Task inputs:
---
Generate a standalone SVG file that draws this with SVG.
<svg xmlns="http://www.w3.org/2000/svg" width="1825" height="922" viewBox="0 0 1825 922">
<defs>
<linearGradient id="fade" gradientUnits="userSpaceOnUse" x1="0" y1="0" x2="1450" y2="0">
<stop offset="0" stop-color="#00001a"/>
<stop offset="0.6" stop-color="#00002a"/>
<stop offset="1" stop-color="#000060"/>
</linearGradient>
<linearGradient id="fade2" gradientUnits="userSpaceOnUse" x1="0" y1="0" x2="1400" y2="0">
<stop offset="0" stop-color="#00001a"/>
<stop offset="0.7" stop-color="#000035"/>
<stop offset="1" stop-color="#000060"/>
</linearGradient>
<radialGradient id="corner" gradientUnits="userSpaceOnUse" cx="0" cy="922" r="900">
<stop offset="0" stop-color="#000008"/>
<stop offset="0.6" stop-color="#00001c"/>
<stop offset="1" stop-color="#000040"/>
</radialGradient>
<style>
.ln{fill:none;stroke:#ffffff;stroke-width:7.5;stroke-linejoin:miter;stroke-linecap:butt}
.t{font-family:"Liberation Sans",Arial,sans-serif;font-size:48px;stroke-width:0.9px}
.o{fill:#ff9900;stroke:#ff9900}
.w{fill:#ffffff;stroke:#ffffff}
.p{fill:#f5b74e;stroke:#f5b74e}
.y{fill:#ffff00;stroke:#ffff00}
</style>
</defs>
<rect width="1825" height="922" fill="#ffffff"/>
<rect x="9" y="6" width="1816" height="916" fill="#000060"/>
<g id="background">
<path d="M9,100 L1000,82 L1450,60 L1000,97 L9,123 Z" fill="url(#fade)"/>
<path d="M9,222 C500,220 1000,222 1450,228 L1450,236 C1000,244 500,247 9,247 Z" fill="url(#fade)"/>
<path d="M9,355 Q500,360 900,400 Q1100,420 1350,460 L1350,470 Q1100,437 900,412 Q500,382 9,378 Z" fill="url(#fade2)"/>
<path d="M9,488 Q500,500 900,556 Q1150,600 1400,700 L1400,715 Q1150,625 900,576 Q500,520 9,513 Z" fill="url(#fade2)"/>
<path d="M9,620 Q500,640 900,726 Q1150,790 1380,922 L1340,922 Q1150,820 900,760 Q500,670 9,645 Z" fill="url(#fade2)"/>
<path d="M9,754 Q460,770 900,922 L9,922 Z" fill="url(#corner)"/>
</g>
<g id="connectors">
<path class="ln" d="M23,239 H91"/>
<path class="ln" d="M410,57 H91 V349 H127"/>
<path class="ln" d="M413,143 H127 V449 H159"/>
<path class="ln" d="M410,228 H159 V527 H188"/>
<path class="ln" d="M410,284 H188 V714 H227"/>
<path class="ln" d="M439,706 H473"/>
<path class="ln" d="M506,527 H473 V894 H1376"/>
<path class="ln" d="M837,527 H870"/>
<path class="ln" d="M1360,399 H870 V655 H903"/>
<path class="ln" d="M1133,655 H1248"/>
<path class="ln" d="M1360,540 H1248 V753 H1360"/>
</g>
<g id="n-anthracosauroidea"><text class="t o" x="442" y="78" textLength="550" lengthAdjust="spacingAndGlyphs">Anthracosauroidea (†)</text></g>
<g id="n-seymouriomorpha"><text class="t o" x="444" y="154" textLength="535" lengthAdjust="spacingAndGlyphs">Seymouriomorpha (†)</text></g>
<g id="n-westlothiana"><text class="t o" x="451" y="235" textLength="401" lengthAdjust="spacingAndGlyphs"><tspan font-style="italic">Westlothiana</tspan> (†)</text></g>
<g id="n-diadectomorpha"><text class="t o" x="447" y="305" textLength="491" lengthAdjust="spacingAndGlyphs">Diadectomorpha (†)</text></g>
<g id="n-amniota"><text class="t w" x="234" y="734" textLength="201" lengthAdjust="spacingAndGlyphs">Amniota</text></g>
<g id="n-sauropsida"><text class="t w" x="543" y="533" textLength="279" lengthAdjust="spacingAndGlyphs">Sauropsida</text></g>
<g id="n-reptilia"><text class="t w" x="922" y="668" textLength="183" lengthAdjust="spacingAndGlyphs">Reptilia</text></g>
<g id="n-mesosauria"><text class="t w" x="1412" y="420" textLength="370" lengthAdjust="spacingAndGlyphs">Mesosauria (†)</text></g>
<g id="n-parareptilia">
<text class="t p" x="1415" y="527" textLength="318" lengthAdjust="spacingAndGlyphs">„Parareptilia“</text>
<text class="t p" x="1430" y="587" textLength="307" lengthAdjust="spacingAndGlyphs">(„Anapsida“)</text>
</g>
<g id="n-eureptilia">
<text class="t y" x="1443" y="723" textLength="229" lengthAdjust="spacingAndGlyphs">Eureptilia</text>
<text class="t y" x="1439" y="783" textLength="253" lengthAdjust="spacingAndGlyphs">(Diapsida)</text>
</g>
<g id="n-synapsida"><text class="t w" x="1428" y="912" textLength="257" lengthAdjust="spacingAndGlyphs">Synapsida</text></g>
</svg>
---
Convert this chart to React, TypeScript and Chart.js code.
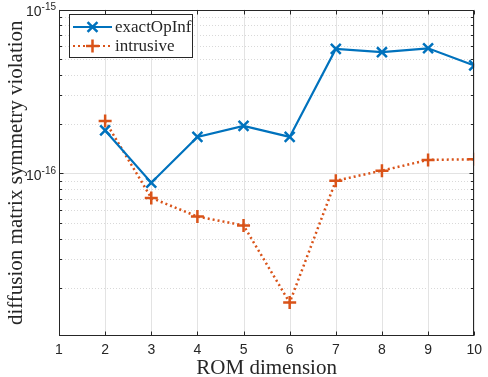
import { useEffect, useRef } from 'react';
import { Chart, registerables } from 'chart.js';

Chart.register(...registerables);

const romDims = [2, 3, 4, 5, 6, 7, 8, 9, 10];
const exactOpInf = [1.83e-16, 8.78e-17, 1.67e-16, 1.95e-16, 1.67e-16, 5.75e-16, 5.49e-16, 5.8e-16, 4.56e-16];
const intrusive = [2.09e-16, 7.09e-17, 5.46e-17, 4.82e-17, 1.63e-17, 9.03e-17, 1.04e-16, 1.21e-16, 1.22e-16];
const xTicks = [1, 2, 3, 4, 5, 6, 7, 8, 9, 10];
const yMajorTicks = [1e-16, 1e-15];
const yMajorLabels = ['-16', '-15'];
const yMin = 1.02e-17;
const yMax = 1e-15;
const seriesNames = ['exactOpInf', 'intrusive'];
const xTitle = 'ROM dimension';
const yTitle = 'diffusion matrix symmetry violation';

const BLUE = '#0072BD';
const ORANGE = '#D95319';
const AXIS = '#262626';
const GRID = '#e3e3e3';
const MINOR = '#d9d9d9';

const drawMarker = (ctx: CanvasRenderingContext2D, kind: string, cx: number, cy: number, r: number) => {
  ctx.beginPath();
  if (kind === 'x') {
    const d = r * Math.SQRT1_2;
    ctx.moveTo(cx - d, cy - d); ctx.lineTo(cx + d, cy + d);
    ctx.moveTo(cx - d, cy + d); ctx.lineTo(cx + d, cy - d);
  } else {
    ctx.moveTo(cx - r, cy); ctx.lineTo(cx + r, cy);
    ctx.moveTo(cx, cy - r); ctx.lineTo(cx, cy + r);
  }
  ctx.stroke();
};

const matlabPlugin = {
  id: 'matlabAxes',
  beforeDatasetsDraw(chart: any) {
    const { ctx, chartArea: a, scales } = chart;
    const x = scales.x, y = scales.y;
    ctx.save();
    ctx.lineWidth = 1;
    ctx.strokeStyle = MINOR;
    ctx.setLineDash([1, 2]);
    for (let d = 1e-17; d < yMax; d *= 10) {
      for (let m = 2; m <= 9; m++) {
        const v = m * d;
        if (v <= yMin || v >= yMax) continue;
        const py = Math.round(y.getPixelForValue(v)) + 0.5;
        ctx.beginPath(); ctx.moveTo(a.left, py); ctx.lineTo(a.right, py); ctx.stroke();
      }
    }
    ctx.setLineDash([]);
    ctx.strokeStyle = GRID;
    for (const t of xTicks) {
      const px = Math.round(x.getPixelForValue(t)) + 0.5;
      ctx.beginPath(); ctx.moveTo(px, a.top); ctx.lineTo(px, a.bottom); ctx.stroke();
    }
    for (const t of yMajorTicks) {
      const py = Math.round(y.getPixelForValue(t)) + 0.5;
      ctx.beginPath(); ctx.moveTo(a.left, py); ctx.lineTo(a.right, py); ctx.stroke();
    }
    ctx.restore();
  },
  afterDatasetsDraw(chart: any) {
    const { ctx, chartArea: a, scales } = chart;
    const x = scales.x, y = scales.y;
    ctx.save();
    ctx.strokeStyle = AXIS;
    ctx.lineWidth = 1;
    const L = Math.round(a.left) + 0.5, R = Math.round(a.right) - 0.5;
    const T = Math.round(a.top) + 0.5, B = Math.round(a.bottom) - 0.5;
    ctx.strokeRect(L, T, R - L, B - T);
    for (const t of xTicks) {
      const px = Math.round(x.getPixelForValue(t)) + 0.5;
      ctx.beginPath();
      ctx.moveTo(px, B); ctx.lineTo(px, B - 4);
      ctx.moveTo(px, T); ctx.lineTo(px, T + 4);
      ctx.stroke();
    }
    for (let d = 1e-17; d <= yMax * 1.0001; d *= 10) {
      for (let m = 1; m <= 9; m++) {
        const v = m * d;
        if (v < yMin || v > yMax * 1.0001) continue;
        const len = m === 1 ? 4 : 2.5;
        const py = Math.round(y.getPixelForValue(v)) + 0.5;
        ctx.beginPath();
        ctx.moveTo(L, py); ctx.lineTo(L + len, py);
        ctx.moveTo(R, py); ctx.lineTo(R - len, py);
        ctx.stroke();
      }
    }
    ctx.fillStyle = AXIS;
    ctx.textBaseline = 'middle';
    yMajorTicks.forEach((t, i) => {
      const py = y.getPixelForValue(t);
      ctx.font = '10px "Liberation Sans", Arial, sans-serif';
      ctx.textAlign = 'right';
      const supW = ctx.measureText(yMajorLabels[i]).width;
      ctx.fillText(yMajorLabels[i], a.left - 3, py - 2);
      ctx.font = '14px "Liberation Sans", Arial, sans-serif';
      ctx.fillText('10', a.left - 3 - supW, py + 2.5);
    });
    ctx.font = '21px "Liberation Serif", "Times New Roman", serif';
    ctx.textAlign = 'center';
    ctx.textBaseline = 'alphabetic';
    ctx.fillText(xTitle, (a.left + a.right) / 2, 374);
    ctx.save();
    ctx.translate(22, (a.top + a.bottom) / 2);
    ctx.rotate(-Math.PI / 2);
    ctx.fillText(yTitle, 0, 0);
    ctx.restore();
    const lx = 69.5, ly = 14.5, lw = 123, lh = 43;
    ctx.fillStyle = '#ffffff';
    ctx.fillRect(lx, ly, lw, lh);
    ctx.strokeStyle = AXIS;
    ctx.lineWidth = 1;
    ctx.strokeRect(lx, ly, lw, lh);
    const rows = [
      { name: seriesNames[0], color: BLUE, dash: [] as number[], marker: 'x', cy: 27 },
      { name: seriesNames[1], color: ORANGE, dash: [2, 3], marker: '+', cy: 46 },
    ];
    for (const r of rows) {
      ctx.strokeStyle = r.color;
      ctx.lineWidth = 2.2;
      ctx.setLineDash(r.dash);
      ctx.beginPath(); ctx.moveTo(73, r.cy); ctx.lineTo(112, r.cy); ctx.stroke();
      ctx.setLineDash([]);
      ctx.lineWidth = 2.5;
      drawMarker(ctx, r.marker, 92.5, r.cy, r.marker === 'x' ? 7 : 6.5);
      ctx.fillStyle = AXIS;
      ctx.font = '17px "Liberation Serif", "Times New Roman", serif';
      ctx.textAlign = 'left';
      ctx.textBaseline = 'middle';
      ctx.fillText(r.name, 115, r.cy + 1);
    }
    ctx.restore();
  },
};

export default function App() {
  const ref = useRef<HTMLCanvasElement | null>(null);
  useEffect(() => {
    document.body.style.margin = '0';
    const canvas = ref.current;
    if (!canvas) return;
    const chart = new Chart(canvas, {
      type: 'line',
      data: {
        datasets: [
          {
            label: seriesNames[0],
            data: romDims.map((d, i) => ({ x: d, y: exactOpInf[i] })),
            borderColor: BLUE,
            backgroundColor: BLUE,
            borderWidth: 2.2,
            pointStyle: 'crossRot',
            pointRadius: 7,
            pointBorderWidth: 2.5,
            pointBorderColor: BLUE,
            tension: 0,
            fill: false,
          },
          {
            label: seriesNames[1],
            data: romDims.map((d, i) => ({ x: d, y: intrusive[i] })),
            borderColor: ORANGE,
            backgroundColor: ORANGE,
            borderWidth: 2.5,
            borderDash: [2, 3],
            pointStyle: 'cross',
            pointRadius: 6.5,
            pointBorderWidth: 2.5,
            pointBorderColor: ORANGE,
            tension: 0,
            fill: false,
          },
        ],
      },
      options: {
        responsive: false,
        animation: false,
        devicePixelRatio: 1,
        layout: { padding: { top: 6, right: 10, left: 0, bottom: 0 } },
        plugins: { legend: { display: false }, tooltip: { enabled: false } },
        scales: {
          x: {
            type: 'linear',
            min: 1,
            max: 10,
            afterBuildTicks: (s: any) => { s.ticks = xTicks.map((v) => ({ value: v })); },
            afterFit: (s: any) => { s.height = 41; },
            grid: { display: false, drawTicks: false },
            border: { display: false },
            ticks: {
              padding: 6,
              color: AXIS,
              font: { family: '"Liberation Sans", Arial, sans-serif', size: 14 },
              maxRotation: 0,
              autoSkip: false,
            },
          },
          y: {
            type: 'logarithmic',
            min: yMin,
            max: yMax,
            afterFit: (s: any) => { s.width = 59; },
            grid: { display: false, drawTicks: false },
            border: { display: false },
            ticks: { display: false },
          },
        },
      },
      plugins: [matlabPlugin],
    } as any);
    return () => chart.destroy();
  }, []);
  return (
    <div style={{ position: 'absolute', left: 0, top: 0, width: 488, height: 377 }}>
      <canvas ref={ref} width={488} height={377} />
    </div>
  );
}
---
Beginning at the line above that contains "Convert this chart", repeat each line exactly through the one that contains "Chart.register(...registerables);", and leave out the pictures.

Answer to the task:
Convert this chart to React, TypeScript and Chart.js code.
import { useEffect, useRef } from 'react';
import { Chart, registerables } from 'chart.js';

Chart.register(...registerables);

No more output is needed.